According to the data filed with regulators, uncollectable commercial loans tripled at City National Corp. of Beverly Hills in the last three quarters of 2008, as did similar loans at California Bank & Trust of San Diego.
Throughout the banking sector, seriously delinquent loans for construction and land development shot up nearly ninefold over the last two years, according to the Federal Deposit Insurance Corp.
At one of the banks hit hardest by such lending, Los Angeles-based Preferred Bank, Chairman Li Yu said he was hopeful that tanking housing prices were beginning to stabilize.
"The same thing cannot be said of commercial real estate," Yu said. "That has to do with the economy and joblessness."

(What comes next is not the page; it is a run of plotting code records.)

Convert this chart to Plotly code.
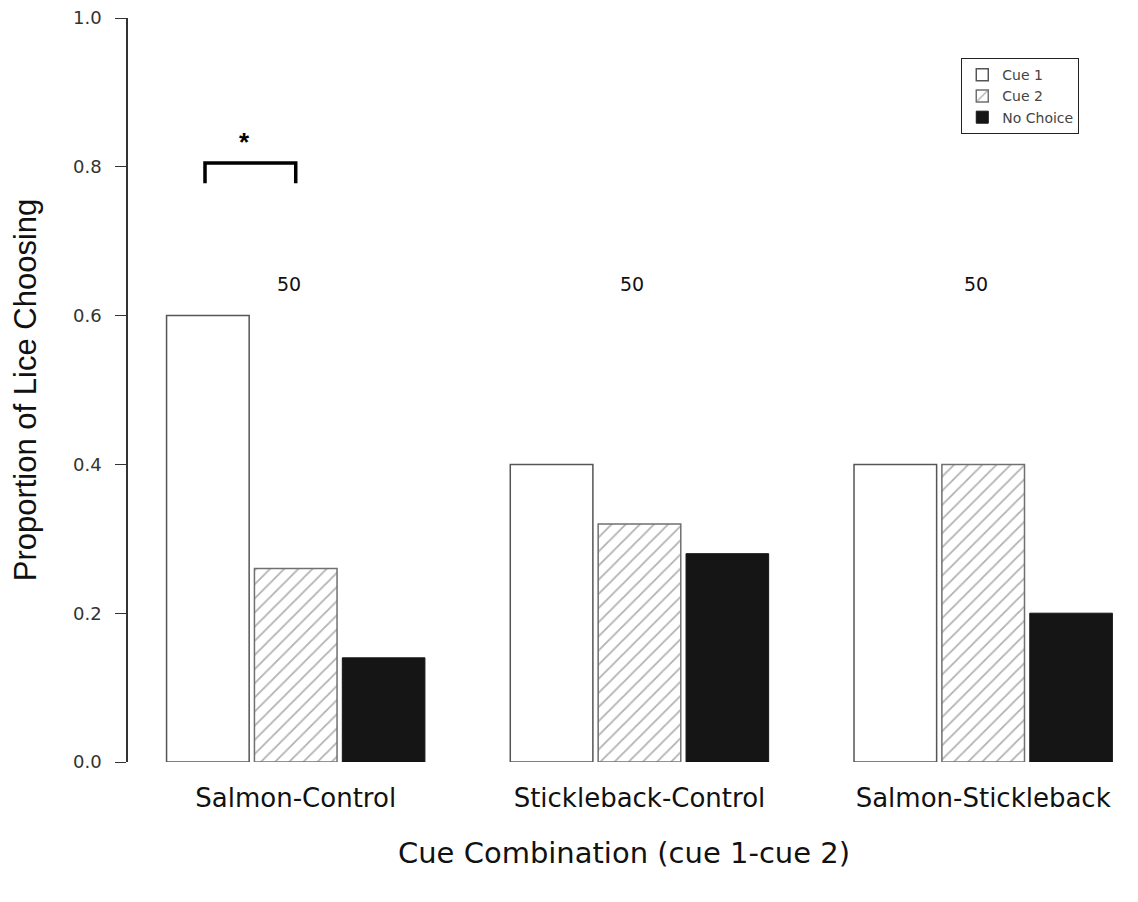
import plotly.graph_objects as go

categories = ["Salmon-Control", "Stickleback-Control", "Salmon-Stickleback"]
cue1 = [0.60, 0.40, 0.40]
cue2 = [0.26, 0.32, 0.40]
no_choice = [0.14, 0.28, 0.20]
n_labels = ["50", "50", "50"]
y_ticks = [0.0, 0.2, 0.4, 0.6, 0.8, 1.0]

SANS = "Liberation Sans, Arial, Helvetica, sans-serif"
WIDE = "DejaVu Sans, Verdana, sans-serif"

fig = go.Figure()
fig.add_trace(go.Bar(
    name="Cue 1", x=categories, y=cue1,
    marker=dict(color="white", line=dict(color="#555555", width=1.5)),
))
fig.add_trace(go.Bar(
    name="Cue 2", x=categories, y=cue2,
    marker=dict(color="white", line=dict(color="#707070", width=1.5),
                pattern=dict(shape="/", fgcolor="#666666", bgcolor="white",
                             size=10, solidity=0.18)),
))
fig.add_trace(go.Bar(
    name="No Choice", x=categories, y=no_choice,
    marker=dict(color="#151515", line=dict(color="#151515", width=1)),
))

annotations = []
for i, lab in enumerate(n_labels):
    annotations.append(dict(x=i, y=0.642, xref="x", yref="y", text=lab,
                            showarrow=False, xshift=-7,
                            font=dict(family=WIDE, size=19, color="#111111")))

# significance bracket between Cue 1 and Cue 2 of the first group
bar_offset = 0.264
x0, x1 = 0 - bar_offset, 0
y_low, y_high = 0.778, 0.805
shapes = [dict(type="path", xref="x", yref="y",
               path=f"M {x0} {y_low} L {x0} {y_high} L {x1} {y_high} L {x1} {y_low}",
               line=dict(color="black", width=3.5))]
annotations.append(dict(x=(x0 + x1) / 2, y=0.833, xref="x", yref="y", text="<b>*</b>",
                        showarrow=False, xshift=-6,
                        font=dict(family=SANS, size=26, color="black")))

fig.update_layout(
    width=1130, height=894,
    margin=dict(l=120, r=18, t=10, b=140),
    paper_bgcolor="white", plot_bgcolor="white",
    barmode="group", bargap=0.233, bargroupgap=0.06,
    font=dict(family=WIDE, color="#111111"),
    showlegend=True,
    legend=dict(x=0.84, y=0.946, xanchor="left", yanchor="top",
                bordercolor="#222222", borderwidth=1, bgcolor="white",
                font=dict(family=WIDE, size=14, color="#444444"),
                tracegroupgap=0, itemwidth=30),
    xaxis=dict(range=[-0.488, 2.398], showline=False, showgrid=False,
               ticks="", ticklabelstandoff=18, automargin="bottom",
               tickfont=dict(family=WIDE, size=26, color="#111111"),
               title=dict(text="Cue Combination (cue 1-cue 2)",
                          font=dict(family=WIDE, size=29, color="#111111"),
                          standoff=30)),
    yaxis=dict(range=[0, 1], showline=True, linecolor="#333333", linewidth=1.5,
               showgrid=False, zeroline=False, ticks="outside", ticklen=11,
               tickcolor="#333333", tickvals=y_ticks, ticklabelstandoff=10,
               ticklabeloverflow="allow", automargin="left",
               ticktext=[f"{v:.1f}" for v in y_ticks],
               tickfont=dict(family=WIDE, size=18, color="#333333"),
               title=dict(text="Proportion of Lice Choosing",
                          font=dict(family=SANS, size=31, color="#111111"),
                          standoff=28)),
    annotations=annotations, shapes=shapes,
)

fig.write_html("out.html")
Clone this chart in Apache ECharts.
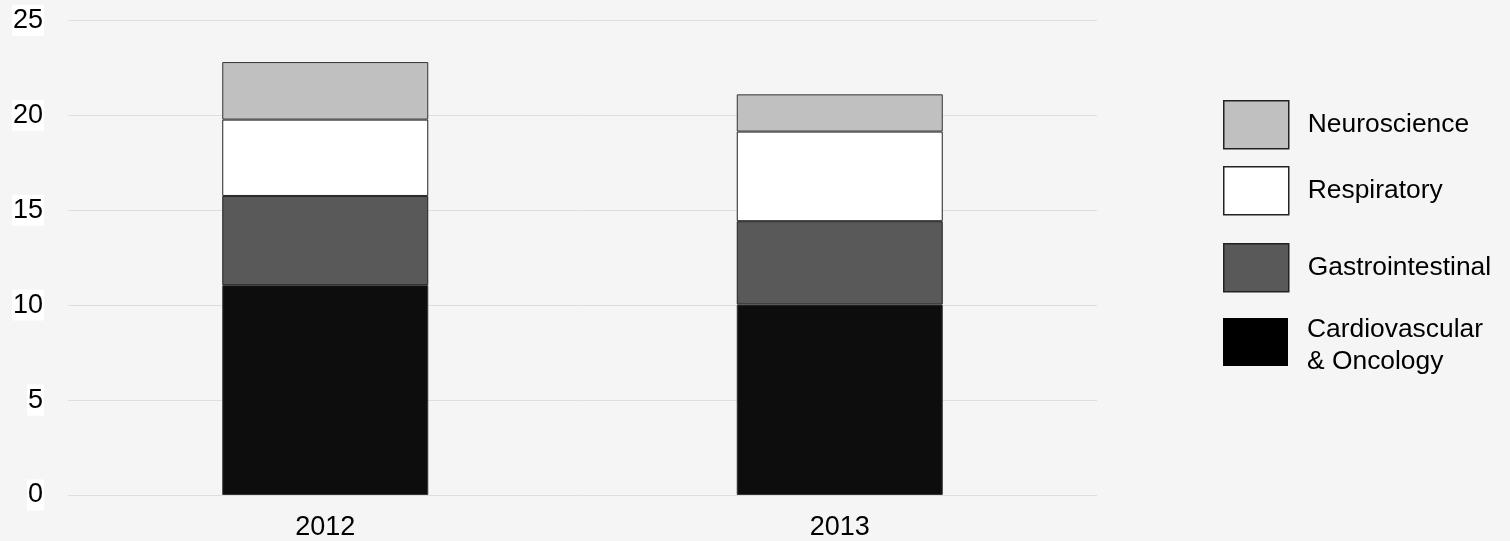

According to Yu and others, the troubles in commercial real estate are really just beginning. Even though the percentage of such loans that are uncollectable is way up, the overall numbers are small.
But industry watchers say the wave is building.
As commercial loans go bad, it will be particularly hard on regional banks, said Joe Morford, a San Francisco-based analyst for RBC Capital Markets, because their main customers are the small and medium-size businesses whose ranks include many developers.
"They exist for the small-business customer, the real estate developer and the entrepreneur," Morford said, a role that makes their health crucial for the greater economy. Morford has warned investors to be cautious about all three of the biggest L.A. County-based banks: East West, City National, and Cathay General Bancorp of Los Angeles.
Morford said in a report last week that commercial real estate and business lending problems are worrisome at Zions Bancorp, a Salt Lake City lender that is the parent of California Bank & Trust and operates in 10 Western states; and Umpqua Holdings Corp., an Oregon bank that operates from Napa, Calif., to Bellevue, Wash. He rates Umpqua, Zions, East West, Cathay and City National "sector perform," his middle rating, but says he is "particularly concerned" about these banks.
He recently has taken road trips to the Central Valley, Inland Empire and Orange County to show investors just how battered the California economy really is, e-mailing them photos of "for lease" signs on offices, warehouses, retail shops and condominiums.
Ng, of East West Bank, said his institution would remain solid because it had been conservative in the amount it lent on commercial properties.